公正世界仮説
(twitter https://twitter.com/YahooNewsTopics/status/1496326449468432385より引用)
北京冬季五輪は閉幕したが、まだまだ余韻に浸っている方が多い。
その中で、男子フィギュアスケート羽生結弦選手の言葉が名言として取り上げられていた。
これは、男子フリーで前人未踏初の「クワッドアクセル(4回転半)」に挑戦し、結果4位に終わった滑走後のコメントだ。
記事の中では、「〝羽生結弦ワード〟がトレンド上位独占! 『報われない努力』は流行語大賞候補か」という東スポwebの記事が配信されたことも紹介している。
さて、「報われない努力」である。
羽生選手くらいのアスリートともなれば、常人では想像しがたいトレーニングを行っているのだろう。
羽生選手の目標が「金メダルをとること」だったのか、「クワッドアクセルを成功させること」なのか、「その両方だった」のかはわからないが、いずれ目標に向けて、報われると信じて努力を続けてきたのだろう。
それが叶わなかった。
羽生選手が本当にそう思って話しているのかどうか判然としないが、もし本気でいっているであればかなり「ナイーブ」と言わざるを得ない。
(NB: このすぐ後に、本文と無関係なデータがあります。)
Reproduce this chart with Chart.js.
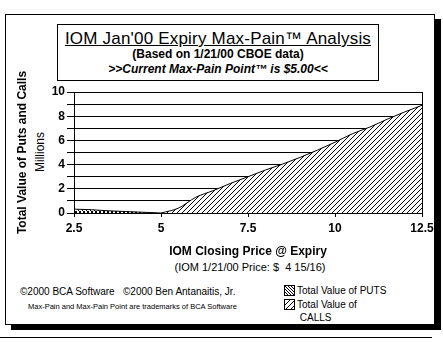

「がんばれば夢はかなえられる」と思って目標に向かって努力している人には大変申し訳ないが、「努力は報われるのか?」と聞かれたら、タモリ風にこう答えるしかない。
「んなこたぁない」
「世の中というのは、頑張っている人は報われるし、そうでない人は罰せられるようにできている」という考え方をする人も少なくないが、こういう世界観を社会心理学的には「公正世界仮説」と呼ぶ。
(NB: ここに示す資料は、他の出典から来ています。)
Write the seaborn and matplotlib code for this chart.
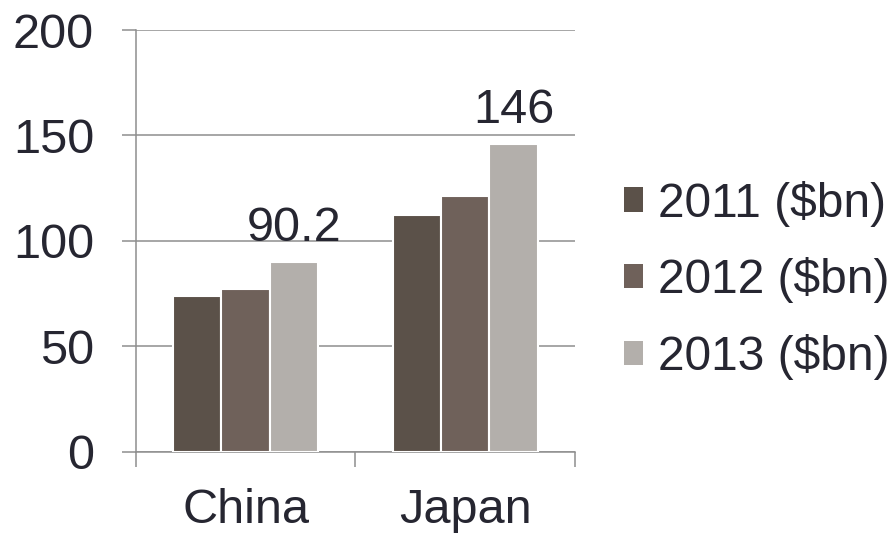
import matplotlib
matplotlib.use("Agg")
import matplotlib.pyplot as plt
import seaborn as sns
import pandas as pd
from matplotlib.ticker import FixedLocator

categories = ["China", "Japan"]
series = ["2011 ($bn)", "2012 ($bn)", "2013 ($bn)"]
v2011 = [74.0, 112.4]
v2012 = [77.0, 121.4]
v2013 = [90.2, 146.0]
labels_2013 = ["90.2", "146"]
yticks = [0, 50, 100, 150, 200]
colors = ["#5E5046", "#736056", "#B4AFAA"]

rows = []
for s, vals in zip(series, [v2011, v2012, v2013]):
    for c, v in zip(categories, vals):
        rows.append({"cat": c, "series": s, "value": v})
df = pd.DataFrame(rows)

sns.set_style("white")
plt.rcParams["font.family"] = ["Liberation Sans", "DejaVu Sans"]
txt = "#262631"
grid = "#8E8E8E"
fs = 35

fig = plt.figure(figsize=(8.93, 5.33), dpi=100)
ax = fig.add_axes([0.152, 0.1525, 0.492, 0.7912])

sns.barplot(data=df, x="cat", y="value", hue="series", palette=colors,
            width=0.66, edgecolor="white", linewidth=1.5, ax=ax, zorder=3,
            legend=True)

ax.set_xlim(-0.5, 1.5)
ax.set_ylim(0, 200)
ax.set_yticks(yticks)
ax.set_yticklabels([str(t) for t in yticks])
ax.yaxis.grid(True, color=grid, linewidth=1.1, zorder=0)
ax.set_axisbelow(True)
ax.set_xlabel("")
ax.set_ylabel("")
for side in ["top", "right"]:
    ax.spines[side].set_visible(False)
for side in ["left", "bottom"]:
    ax.spines[side].set_color(grid)
    ax.spines[side].set_linewidth(1.1)

ax.tick_params(axis="y", length=10, width=1.1, color=grid, pad=20,
               labelsize=fs, labelcolor=txt, left=True)
ax.tick_params(axis="x", which="major", length=0, pad=26,
               labelsize=fs, labelcolor=txt)
ax.xaxis.set_minor_locator(FixedLocator([-0.5, 0.5, 1.5]))
ax.tick_params(axis="x", which="minor", length=11, width=1.1, color=grid,
               bottom=True)

# value labels on 2013 bars
cont = ax.containers[2]
for rect, lab in zip(cont.patches, labels_2013):
    ax.annotate(lab, (rect.get_x() + rect.get_width() / 2, rect.get_height()),
                xytext=(0, 21), textcoords="offset pixels",
                ha="center", va="baseline", fontsize=fs, color=txt, zorder=5)

ax.get_legend().remove()
handles, labs = ax.get_legend_handles_labels()
leg = fig.legend(handles, labs, loc="center left",
                 bbox_to_anchor=(0.699, 0.474), frameon=False, fontsize=34.5,
                 handlelength=0.4, handleheight=0.4, handletextpad=0.3,
                 labelspacing=0.64, borderpad=0, borderaxespad=0)
for t in leg.get_texts():
    t.set_color(txt)
for h in leg.legend_handles:
    h.set_edgecolor("none")

fig.savefig("out.png", dpi=100)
これは、認知バイアスの一つで、社会心理学者メルビン・J・ラーナーが提唱した理論である。
よく考えてみてほしい。
努力=成果に結びつかないことは誰しもが経験していることだ。
1日15時間勉強して対策をしてきたのに大学入試当日に発熱して大学入試に失敗した人も知っているし、一生懸命練習してきて普通だったら憧れの舞台に出れるような成績を収めたのに選抜されなかった高校もある。
一方で模試ではいつもE判定の大学を運試しに受験したら、たまたまやったことのある過去問と一字一句同じ設問が出て受かってしまった人もしってるし、冬季五輪のショートトラックで、本来は準々決勝で負けたはずなのに、準々決勝、準決勝、と転倒者や失格者が大量に出てあれよあれよという間に決勝に進み、決勝では有力選手4人の一番後ろを悠然と進んでいたのに4人が転倒したため、金メダルが転がり込んできた「世界一幸運な男」もいる。
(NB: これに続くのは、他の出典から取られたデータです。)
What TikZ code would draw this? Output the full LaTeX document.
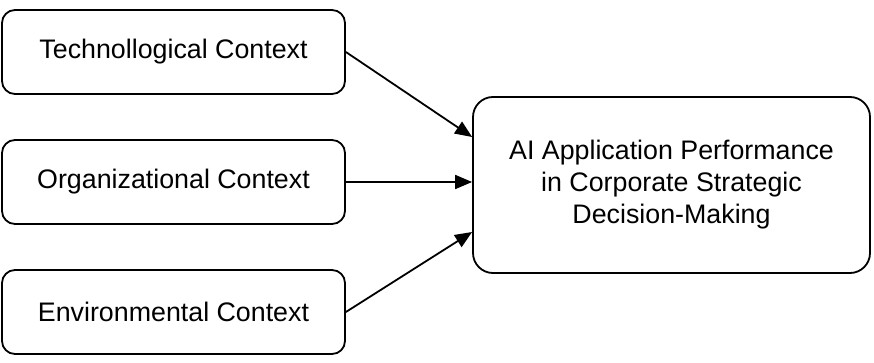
\documentclass[tikz,border=0pt]{standalone}
\usepackage{fontspec}
\setmainfont{Liberation Sans}
\usetikzlibrary{arrows.meta,calc}
\begin{document}
\begin{tikzpicture}[x=1pt,y=-1pt,
  ctxbox/.style={draw=black, line width=1.8pt, rounded corners=13pt, minimum width=343pt, minimum height=84pt, inner sep=0pt, font=\fontsize{26.8}{32}\selectfont},
  mainbox/.style={draw=black, line width=1.8pt, rounded corners=20pt, minimum width=397pt, minimum height=176pt, inner sep=0pt, align=center, font=\fontsize{26.8}{32}\selectfont},
  conn/.style={line width=1.8pt, -{Triangle[length=17pt,width=14pt]}}]
\useasboundingbox (0,0) rectangle (874,363);
\node[ctxbox] (tech) at (173.5,52) {\raisebox{-2pt}{Technollogical Context}};
\node[ctxbox] (org) at (173.5,182) {\raisebox{-2pt}{Organizational Context}};
\node[ctxbox] (env) at (173.5,312) {\raisebox{-2pt}{Environmental Context}};
\node[mainbox] (ai) at (671.5,185) {AI Application Performance\\in Corporate Strategic\\Decision-Making};
\coordinate (inA) at ($(ai.west)+(0,-48)$);
\coordinate (inC) at ($(ai.west)+(0,47)$);
\draw[conn] (tech.east) -- (inA);
\draw[conn] (org.east) -- (org.east -| ai.west);
\draw[conn] (env.east) -- (inC);
\end{tikzpicture}
\end{document}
いずれも、真面目にやっている人間からしてみたら、「やってられねぇわ」という話になるのだが、「努力をすれば必ず結果がついてくる」訳ではないことを認識しておく必要である。
ただ、努力してもすべてムダということではない。
多くの人が努力して成功をつかんでいるし、努力が結果となって表れることを信じているからこそ苦しい練習にも耐えられるのだろう。
「公正世界仮説」のやっかいなところは、「努力しても報われなかった」時に起きる認知的不協和である。
例えば今回の冬季五輪での羽生選手のショートプログラム。羽生選手は、氷に開いていた穴にブレード(刃)が入り、踏み切りの反動が狂ってしまい、4回転を予定していたさサルコーが1回転になってしまい、これが原因でショートプログラムが終わった時点で8位と出遅れてしまったのだ。
羽生選手自身は、「氷に嫌われた」と話していたのだが、ツイッター界隈は何か別の力が働いていたのではないか?と盛り上がる。
「羽生君はあんなに努力してる」
↓
「ショートプログラムの氷のアクシデントで点数が伸びなかった」
↓
「陰謀に思えてしょうがない」
見事な認知的不協和である。
「公正世界仮説」に関しては、別の問題点もある。
世界が公正だと考えている人は、次のような思考回路になりやすい。
「こんなに努力しているの自分(たち)が報われず、努力もしないで楽して富を得ている人(たち)が得をする。これはこの社会が間違っている。そのシステムを変えなければならない」
これが「テロ」に通じる心理であり、テロの首謀者はその心理をうまく利用しながら扇動し、大規模なテロや戦争に至った例も少なくない。
世界は公正ではない。
しかし努力することは決して無駄ではない。
結果として報われないことを自分が受け入れながら、再度チャレンジすることもあるだろうし、これをきっかけとし違う道に進むこともあるだろう。
羽生選手はこれまで努力して、結果としてそれが報われてきた。
ただ、今回自分の努力が報われないことを(遅まきながら)知った。
そのことをどう受け入れながら前に進んでいくか注目したい。